• Stated task: Skipping all pictures, set down the lines of the listing from the first through the one with "MODEL Correlation function".
** start Dataset excerpt **
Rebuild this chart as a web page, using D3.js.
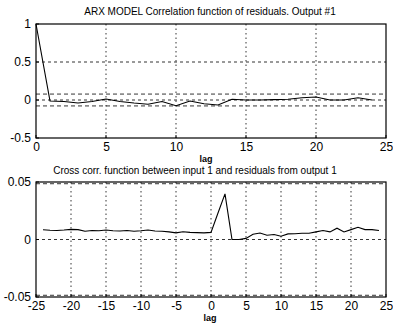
<!DOCTYPE html>
<html><head><meta charset="utf-8">
<script src="https://cdn.jsdelivr.net/npm/d3@7"></script>
<style>
body{margin:0;background:#fff;}
text{font-family:"Liberation Sans",Arial,sans-serif;fill:#000;}
</style></head>
<body><svg id="c" width="393" height="327"></svg>
<script>
// Top: auto-correlation of residuals, lags 0..24
const autoLags = d3.range(0, 25);
const autoVals = [1.0, -0.013, -0.02, -0.04, -0.02, 0.013, -0.02, -0.04, -0.055, -0.02, -0.075, -0.013, -0.05,
  -0.065, 0.01, 0.0, 0.0, 0.005, 0.01, 0.03, 0.04, 0.0, 0.0, 0.03, 0.0];
const autoConf = 0.078;
const autoXTicks = [0, 5, 10, 15, 20, 25];
const autoYTicks = [-0.5, 0, 0.5, 1];
const autoTitle = "ARX MODEL Correlation function of residuals. Output #1";

// Bottom: cross-correlation input 1 / residuals, lags -24..24
const crossLags = d3.range(-24, 25);
const crossVals = [0.0085, 0.008, 0.0078, 0.0082, 0.0088, 0.0086, 0.0072, 0.0078, 0.0076, 0.0082, 0.0076, 0.0074,
  0.0078, 0.0072, 0.0076, 0.0082, 0.0074, 0.0072, 0.0066, 0.0058, 0.0068, 0.0062, 0.006, 0.0058,
  0.0062, 0.023, 0.0397, 0.0, 0.0, 0.001, 0.0046, 0.0057, 0.0037, 0.0043, 0.0029, 0.0049, 0.005,
  0.0055, 0.0055, 0.0066, 0.0078, 0.0066, 0.0098, 0.0066, 0.0086, 0.0106, 0.0086, 0.0086, 0.0078];
const crossConf = 0.0485;
const crossXTicks = [-25, -20, -15, -10, -5, 0, 5, 10, 15, 20, 25];
const crossYTicks = [-0.05, 0, 0.05];
const crossTitle = "Cross corr. function between input 1 and residuals from output 1";
const xLabel = "lag";

const svg = d3.select("#c");
const fmt = d => String(d);

function panel(o) {
  const x = d3.scaleLinear().domain(o.xd).range([o.left, o.right]);
  const y = d3.scaleLinear().domain(o.yd).range([o.bottom, o.top]);
  const g = svg.append("g");
  // grid
  g.selectAll(".gx").data(o.xt.filter(v => v > o.xd[0] && v < o.xd[1])).join("line")
    .attr("x1", d => x(d)).attr("x2", d => x(d)).attr("y1", o.top).attr("y2", o.bottom)
    .attr("stroke", "#000").attr("stroke-width", 0.8).attr("stroke-dasharray", "1.5,3");
  g.selectAll(".gy").data(o.yt.filter(v => v > o.yd[0] && v < o.yd[1])).join("line")
    .attr("y1", d => y(d)).attr("y2", d => y(d)).attr("x1", o.left).attr("x2", o.right)
    .attr("stroke", "#000").attr("stroke-width", 0.8).attr("stroke-dasharray", "3,3");
  // confidence
  [o.conf, -o.conf].forEach(c => {
    g.append("line").attr("x1", o.left).attr("x2", o.right).attr("y1", y(c)).attr("y2", y(c))
      .attr("stroke", "#000").attr("stroke-width", 0.8).attr("stroke-dasharray", "4,3");
  });
  // axes
  const ax = g.append("g").attr("transform", `translate(0,${o.bottom})`)
    .call(d3.axisBottom(x).tickValues(o.xt).tickSize(0).tickPadding(4).tickFormat(fmt));
  const ay = g.append("g").attr("transform", `translate(${o.left},0)`)
    .call(d3.axisLeft(y).tickValues(o.yt).tickSize(0).tickPadding(5).tickFormat(fmt));
  [ax, ay].forEach(a => { a.select(".domain").remove(); a.selectAll("text").attr("font-size", 12).attr("font-family", "Liberation Sans, Arial, sans-serif").attr("fill", "#000"); });
  // inner ticks
  g.selectAll(".tx").data(o.xt).join("line").attr("x1", d => x(d)).attr("x2", d => x(d))
    .attr("y1", o.bottom).attr("y2", o.bottom - 3).attr("stroke", "#000");
  g.selectAll(".ty").data(o.yt).join("line").attr("y1", d => y(d)).attr("y2", d => y(d))
    .attr("x1", o.left).attr("x2", o.left + 3).attr("stroke", "#000");
  g.append("rect").attr("x", o.left).attr("y", o.top).attr("width", o.right - o.left).attr("height", o.bottom - o.top)
    .attr("fill", "none").attr("stroke", "#000").attr("stroke-width", 1.2);
  // data line
  g.append("path").datum(o.lags.map((l, i) => [l, o.vals[i]]))
    .attr("d", d3.line().x(d => x(d[0])).y(d => y(d[1])))
    .attr("fill", "none").attr("stroke", "#000").attr("stroke-width", 1.1);
  // title and label
  svg.append("text").attr("x", o.tx).attr("y", o.ty).attr("text-anchor", "middle").attr("font-size", 10).text(o.title);
  svg.append("text").attr("x", o.lx).attr("y", o.ly).attr("text-anchor", "middle").attr("font-size", 9).attr("font-weight", "bold").text(xLabel);
}

panel({xd: [0, 25], yd: [-0.5, 1], left: 36, right: 386, top: 24, bottom: 138,
  xt: autoXTicks, yt: autoYTicks, conf: autoConf,
  lags: autoLags, vals: autoVals, title: autoTitle, tx: 210, ty: 15, lx: 206, ly: 162});
panel({xd: [-25, 25], yd: [-0.05, 0.05], left: 36, right: 386, top: 182, bottom: 297,
  xt: crossXTicks, yt: crossYTicks, conf: crossConf,
  lags: crossLags, vals: crossVals, title: crossTitle, tx: 195, ty: 174, lx: 210, ly: 321});
</script></body></html>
** end Dataset excerpt **
• Response:
Rebuild this chart as a web page, using D3.js.
<!DOCTYPE html>
<html><head><meta charset="utf-8">
<script src="https://cdn.jsdelivr.net/npm/d3@7"></script>
<style>
body{margin:0;background:#fff;}
text{font-family:"Liberation Sans",Arial,sans-serif;fill:#000;}
</style></head>
<body><svg id="c" width="393" height="327"></svg>
<script>
// Top: auto-correlation of residuals, lags 0..24
const autoLags = d3.range(0, 25);
const autoVals = [1.0, -0.013, -0.02, -0.04, -0.02, 0.013, -0.02, -0.04, -0.055, -0.02, -0.075, -0.013, -0.05,
  -0.065, 0.01, 0.0, 0.0, 0.005, 0.01, 0.03, 0.04, 0.0, 0.0, 0.03, 0.0];
const autoConf = 0.078;
const autoXTicks = [0, 5, 10, 15, 20, 25];
const autoYTicks = [-0.5, 0, 0.5, 1];
const autoTitle = "ARX MODEL Correlation function of residuals. Output #1";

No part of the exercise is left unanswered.